Scots Abroad in the Fifteenth Century

Classic Pamphlet

Annie I. Dunlop, last updated: 3rd June 2015

Merchants, Diplomats and Students

(Historical Association Pamphlet, No. 124, 1942)

Dunlop's research into the occupations and attitudes of Scots abroad during the 15th century uncovers some surprising revelations about all members of the Scottish ex-pat society.

She particularly notes the ‘scurrilous' opinions of the French regarding Scotsmen's behaviour. While Scottish diplomatists and envoys tended royal affairs abroad, gracing palaces in France, Milan, Rome and Spain, it seems Burgundian courtiers at Edinburgh thought little of them, referring ‘condescendingly of their backward social habits'.

The antics of priests and pilgrims also did not go unnoticed, with Acts of Parliament written early in the 1400s in an attempt to ensure the ‘gude and honest cause' of all leaving Scottish borders in pursuit of religious, social, or economic advancement.

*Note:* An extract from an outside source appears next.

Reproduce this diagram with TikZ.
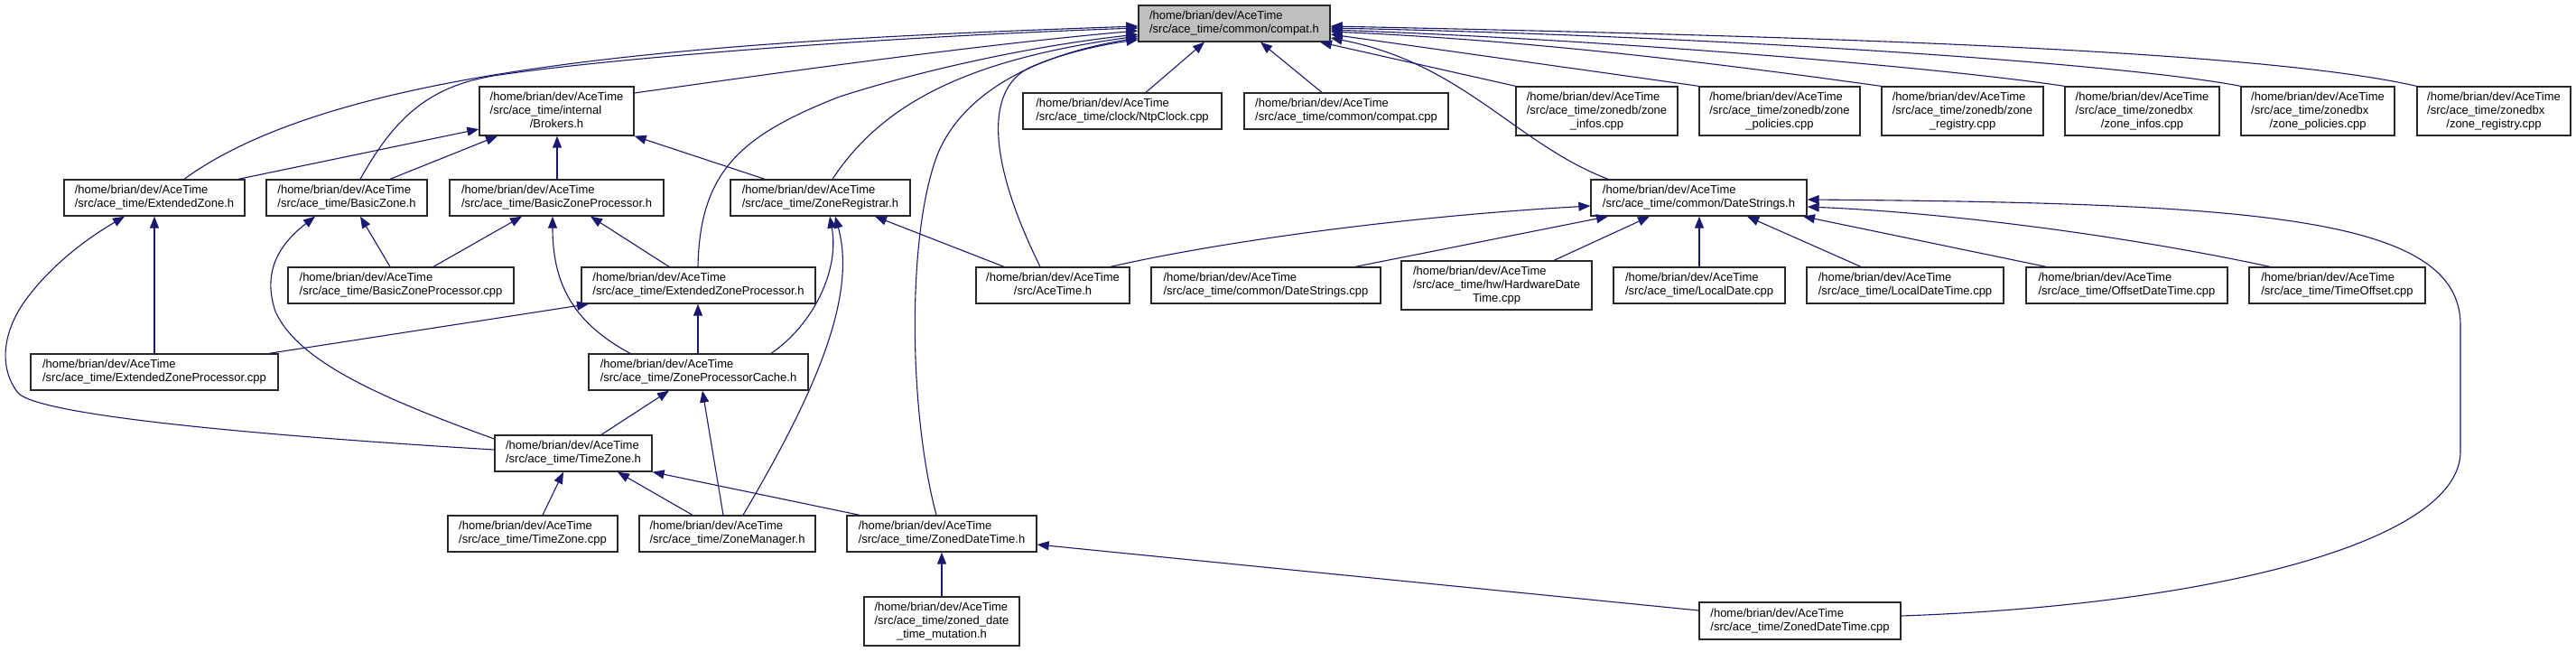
\documentclass[tikz,border=0pt]{standalone}
\usepackage{fontspec}
\setmainfont{Liberation Sans}
\usetikzlibrary{arrows.meta}
\definecolor{edgeblue}{RGB}{25,25,112}
\definecolor{compatgray}{RGB}{191,191,191}
\definecolor{boxline}{RGB}{40,40,40}
\newcommand{\lblB}[2]{\begin{tabular}{@{}l@{}}#1\\\multicolumn{1}{@{}c@{}}{#2}\end{tabular}}
\newcommand{\lblC}[3]{\begin{tabular}{@{}l@{}}#1\\#2\\\multicolumn{1}{@{}c@{}}{#3}\end{tabular}}
\newcommand{\hm}{/home/brian/dev/AceTime}
\newcommand{\bx}[7][]{\node[box,#1,minimum width={#5-#3},minimum height={#6-#4}] (#2) at ({(#3+#5)/2},{(#4+#6)/2}) {#7};}
\tikzset{
  box/.style={draw=boxline, line width=1.3pt, fill=white, inner sep=0pt, font=\fontsize{13}{15}\selectfont},
  dep/.style={draw=edgeblue, line width=1.1pt, -{Triangle[length=13pt,width=10pt]}}
}
\begin{document}
\begin{tikzpicture}[x=1pt,y=-1pt]
\useasboundingbox[fill=white] (0,0) rectangle (2853,721);
% row 0
\bx[fill=compatgray]{compat}{1261}{6}{1473}{46}{\lblB{\hm}{/src/ace\_time/common/compat.h}}
% row 1
\bx{brokers}{531}{96}{702}{150}{\lblC{\hm}{/src/ace\_time/internal}{/Brokers.h}}
\bx{ntp}{1133}{103}{1353}{143}{\lblB{\hm}{/src/ace\_time/clock/NtpClock.cpp}}
\bx{compatcpp}{1378}{103}{1604}{143}{\lblB{\hm}{/src/ace\_time/common/compat.cpp}}
\bx{zdbinfos}{1679}{96}{1858}{150}{\lblC{\hm}{/src/ace\_time/zonedb/zone}{\_infos.cpp}}
\bx{zdbpol}{1882}{96}{2060}{150}{\lblC{\hm}{/src/ace\_time/zonedb/zone}{\_policies.cpp}}
\bx{zdbreg}{2084}{96}{2263}{150}{\lblC{\hm}{/src/ace\_time/zonedb/zone}{\_registry.cpp}}
\bx{zdxinfos}{2287}{96}{2458}{150}{\lblC{\hm}{/src/ace\_time/zonedbx}{/zone\_infos.cpp}}
\bx{zdxpol}{2482}{96}{2652}{150}{\lblC{\hm}{/src/ace\_time/zonedbx}{/zone\_policies.cpp}}
\bx{zdxreg}{2677}{96}{2847}{150}{\lblC{\hm}{/src/ace\_time/zonedbx}{/zone\_registry.cpp}}
% row 2
\bx{ezh}{71}{199}{271}{239}{\lblB{\hm}{/src/ace\_time/ExtendedZone.h}}
\bx{bzh}{295}{199}{473}{239}{\lblB{\hm}{/src/ace\_time/BasicZone.h}}
\bx{bzph}{498}{199}{735}{239}{\lblB{\hm}{/src/ace\_time/BasicZoneProcessor.h}}
\bx{zrh}{809}{199}{1008}{239}{\lblB{\hm}{/src/ace\_time/ZoneRegistrar.h}}
\bx{dsh}{1762}{199}{2001}{239}{\lblB{\hm}{/src/ace\_time/common/DateStrings.h}}
% row 3
\bx{bzpcpp}{319}{296}{569}{336}{\lblB{\hm}{/src/ace\_time/BasicZoneProcessor.cpp}}
\bx{ezph}{644}{296}{903}{336}{\lblB{\hm}{/src/ace\_time/ExtendedZoneProcessor.h}}
\bx{aceh}{1081}{296}{1251}{336}{\lblB{\hm}{/src/AceTime.h}}
\bx{dscpp}{1275}{296}{1529}{336}{\lblB{\hm}{/src/ace\_time/common/DateStrings.cpp}}
\bx{hwdt}{1552}{289}{1763}{343}{\lblC{\hm}{/src/ace\_time/hw/HardwareDate}{Time.cpp}}
\bx{ldcpp}{1787}{296}{1977}{336}{\lblB{\hm}{/src/ace\_time/LocalDate.cpp}}
\bx{ldtcpp}{2001}{296}{2219}{336}{\lblB{\hm}{/src/ace\_time/LocalDateTime.cpp}}
\bx{odtcpp}{2244}{296}{2467}{336}{\lblB{\hm}{/src/ace\_time/OffsetDateTime.cpp}}
\bx{tocpp}{2491}{296}{2686}{336}{\lblB{\hm}{/src/ace\_time/TimeOffset.cpp}}
% row 4
\bx{ezpcpp}{34}{392}{308}{432}{\lblB{\hm}{/src/ace\_time/ExtendedZoneProcessor.cpp}}
\bx{zpch}{652}{392}{895}{432}{\lblB{\hm}{/src/ace\_time/ZoneProcessorCache.h}}
% row 5
\bx{tzh}{548}{482}{722}{522}{\lblB{\hm}{/src/ace\_time/TimeZone.h}}
% row 6
\bx{tzcpp}{496}{571}{684}{611}{\lblB{\hm}{/src/ace\_time/TimeZone.cpp}}
\bx{zmh}{708}{571}{903}{611}{\lblB{\hm}{/src/ace\_time/ZoneManager.h}}
\bx{zdth}{938}{571}{1148}{611}{\lblB{\hm}{/src/ace\_time/ZonedDateTime.h}}
% row 7
\bx{zdtmut}{957}{661}{1129}{715}{\lblC{\hm}{/src/ace\_time/zoned\_date}{\_time\_mutation.h}}
\bx{zdtcpp}{1882}{667}{2105}{708}{\lblB{\hm}{/src/ace\_time/ZonedDateTime.cpp}}

% edges into compat.h
\draw[dep] (ezh.north -| 204,0) .. controls (380,70) and (800,45) .. (compat.west |- 0,29);
\draw[dep] (bzh.north -| 399,0) .. controls (440,125) and (480,92) .. (560,82) .. controls (700,62) and (1000,40) .. (compat.west |- 0,31);
\draw[dep] (brokers.east |- 0,103) .. controls (900,75) and (1100,48) .. (compat.west |- 0,34);
\draw[dep] (ezph.north -| 773,0) .. controls (775,190) and (820,150) .. (930,107) .. controls (1030,75) and (1150,50) .. (compat.west |- 0,38);
\draw[dep] (zrh.north -| 922,0) .. controls (980,110) and (1080,65) .. (compat.west |- 0,40);
\draw[dep] (zdth.north -| 1037,0) .. controls (1005,450) and (1005,250) .. (1040,167) .. controls (1070,100) and (1150,60) .. (compat.west |- 0,42);
\draw[dep] (aceh.north -| 1152,0) .. controls (1095,180) and (1090,100) .. (1140,75) .. controls (1180,57) and (1230,48) .. (compat.west |- 0,44);
\draw[dep] (ntp.north -| 1269,0) -- (compat.south -| 1334,0);
\draw[dep] (compatcpp.north -| 1464,0) -- (compat.south -| 1396,0);
\draw[dep] (zdbinfos.north west) -- (compat.south -| 1462,0);
\draw[dep] (zdbpol.north west) -- (compat.east |- 0,38);
\draw[dep] (zdbreg.north west) .. controls (1900,70) and (1700,45) .. (compat.east |- 0,35);
\draw[dep] (zdxinfos.north west) .. controls (2150,75) and (1800,45) .. (compat.east |- 0,33);
\draw[dep] (zdxpol.north west) .. controls (2350,70) and (1900,40) .. (compat.east |- 0,31);
\draw[dep] (zdxreg.north west) .. controls (2500,55) and (2000,40) .. (compat.east |- 0,29);
\draw[dep] (dsh.north -| 1781,0) .. controls (1680,160) and (1620,70) .. (compat.east |- 0,42);

% edges into Brokers.h
\draw[dep] (ezh.north -| 264,0) -- (brokers.west |- 0,143);
\draw[dep] (bzh.north -| 432,0) -- (brokers.south -| 551,0);
\draw[dep] (bzph.north -| 617,0) -- (brokers.south -| 617,0);
\draw[dep] (zrh.north -| 847,0) -- (brokers.south east);

% edges into ExtendedZone.h
\draw[dep] (ezpcpp.north -| 171,0) -- (ezh.south -| 171,0);
\draw[dep] (tzh.west |- 0,498) .. controls (250,480) and (40,458) .. (20,435) .. controls (0,410) and (0,370) .. (30,330) .. controls (60,290) and (100,262) .. (ezh.south -| 138,0);

% edges into BasicZone.h
\draw[dep] (bzpcpp.north -| 432,0) -- (bzh.south -| 399,0);
\draw[dep] (tzh.west |- 0,486) .. controls (420,440) and (330,400) .. (305,345) .. controls (290,300) and (310,270) .. (bzh.south -| 349,0);

% edges into BasicZoneProcessor.h
\draw[dep] (bzpcpp.north -| 480,0) -- (bzph.south -| 578,0);
\draw[dep] (ezph.north -| 741,0) -- (bzph.south -| 654,0);
\draw[dep] (zpch.north -| 698,0) .. controls (640,360) and (612,320) .. (bzph.south -| 612,0);

% edges into ExtendedZoneProcessor.h
\draw[dep] (ezpcpp.north -| 298,0) -- (ezph.south -| 652,0);
\draw[dep] (zpch.north -| 773,0) -- (ezph.south -| 773,0);

% edges into ZoneRegistrar.h
\draw[dep] (aceh.north -| 1112,0) -- (zrh.south -| 969,0);
\draw[dep] (zpch.north -| 854,0) .. controls (900,360) and (930,300) .. (zrh.south -| 919,0);
\draw[dep] (zmh.north -| 823,0) .. controls (900,440) and (950,330) .. (zrh.south -| 925,0);

% edges into DateStrings.h
\draw[dep] (aceh.north -| 1230,0) .. controls (1350,268) and (1550,240) .. (dsh.west |- 0,228);
\draw[dep] (dscpp.north -| 1501,0) -- (dsh.south -| 1781,0);
\draw[dep] (hwdt.north -| 1721,0) -- (dsh.south -| 1827,0);
\draw[dep] (ldcpp.north -| 1882,0) -- (dsh.south -| 1882,0);
\draw[dep] (ldtcpp.north -| 2061,0) -- (dsh.south -| 1935,0);
\draw[dep] (odtcpp.north -| 2266,0) -- (dsh.south -| 1997,0);
\draw[dep] (tocpp.north -| 2514,0) .. controls (2350,260) and (2150,235) .. (dsh.east |- 0,229);
\draw[dep] (zdtcpp.east |- 0,682) .. controls (2450,670) and (2725,600) .. (2725,500) -- (2725,360) .. controls (2725,240) and (2500,225) .. (dsh.east |- 0,221);

% edges into ZoneProcessorCache.h
\draw[dep] (tzh.north -| 666,0) -- (zpch.south -| 741,0);
\draw[dep] (zmh.north -| 801,0) -- (zpch.south -| 778,0);

% edges into TimeZone.h
\draw[dep] (tzcpp.north -| 601,0) -- (tzh.south -| 624,0);
\draw[dep] (zmh.north -| 767,0) -- (tzh.south -| 684,0);
\draw[dep] (zdth.north -| 952,0) -- (tzh.south east);

% edges into ZonedDateTime.h
\draw[dep] (zdtmut.north -| 1043,0) -- (zdth.south -| 1043,0);
\draw[dep] (zdtcpp.west |- 0,676) -- (zdth.east |- 0,603);
\end{tikzpicture}
\end{document}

Despite these ‘gude' intentions, Dunlop notes how quickly ecclesiastics threw ‘all scruples to the wind in their haste to capture the ear of the Pope' --- the Papal Court holding far more weight than the weak and poor Scottish Crown at this time. Less fortunate clergyman thus came to be ‘detailed in irons', ‘incarcerated', or worse during failed attempts to reach Rome before their rivals.

Students, too - perhaps less surprisingly - are accredited with leading a ‘turbulent' academic life. Similarly to today, the ‘initiation of the newcomer into university life' was considered essential, and by all accounts was ‘an occasion of rollicking buffoonery and extravagant expenditure and extortion'. More alarmingly, however, Dunlop reports that acts of violence between Scottish students were not infrequent. Known to have included stones, knives and even swords in some German universities - ‘the chief sources of abuse...[being] vagabondage' - ‘cases of brawls between masters' were just as common.

Equally adventurous and enterprising, Scottish merchants were well thought of, despite being known for piracy. Well dressed and represented in parliament, their ‘uncanny genius for fraternisation' earned them friends internationally, gaining them trading privileges above other foreigners.

Boisterous and adventurous, Scots in the fifteenth century infiltrated all aspects of European society. Dunlop's pamphlet on their various escapades is both informative and entertaining.